Define $\varphi:\mathbb{R}[x]/(x^2+1)\to\mathbb{C}$ by $\varphi(a+bx+(p(x))) = a+ib$. Clearly this map is surjective, $\varphi(0+(p(x))) = 0$ and $\varphi(1+(p(x))) = 1$. Moreover,

\begin{eqnarray*}\varphi((a+bx+(p(x))) + (c+dx+(p(x)))) &=& \varphi((a+c) + (b+d)x + (p(x))) \\ &=& (a+c)+(b+d)i \\ &=& (a+ bi) + (c+di). \end{eqnarray*}

This last expression is clearly $\varphi(a+bx+(p(x))) + \varphi(c+dx+(p(x)))$. A similar analysis shows that

$$\varphi((a+bx+(p(x)))(c+dx+(p(x)))) = \varphi(a+bx+(p(x)))\varphi(c+dx+(p(x))).$$

This last equality is predicated on the equality $bdx^2 \equiv -bd\pmod{(x^2+1)}$. Since $\varphi$ is injective (since it is a homomorphism of fields) and is surjective, it follows that it is an isomorphism of fields. Hence we can view $\mathbb{C}$ as $\mathbb{R}[x]/(x^2+1)$.

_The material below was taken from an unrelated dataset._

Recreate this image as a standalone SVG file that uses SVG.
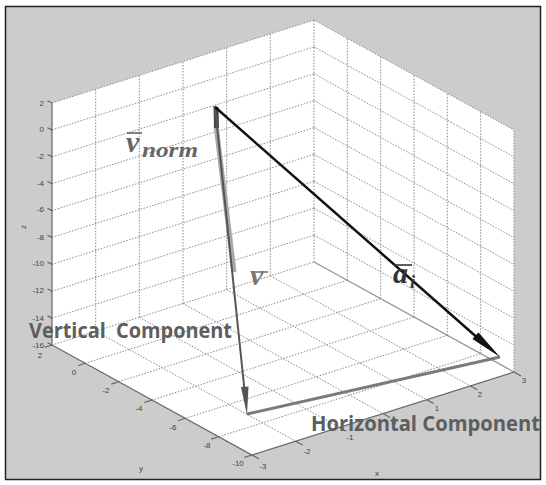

Using our general expression for a matrix solving $p(A) = 0$ (equation $(1)$) (with $p(x) = x^2+1$ here), we have that a matrix solving $A^2 + 1 = 0$ is

$$ A = \left(\begin{array}{rr} 0 & -1 \\ 1 & 0\end{array}\right).$$

Since $x$ corresponds to $i$, we see that $i$ is represented by $A$ as we noted above. However there was no geometric argument here at all - only algebraic arguments! Since any complex number is of the form $a+ib$, we see that

$$a+ib \Longleftrightarrow \left(\begin{array}{rr} a & -b \\ b & a\end{array}\right).$$

This surprising detour through some seemingly unrelated mathematics naturally gave us the matrix representation for complex numbers that we've been seen many times before.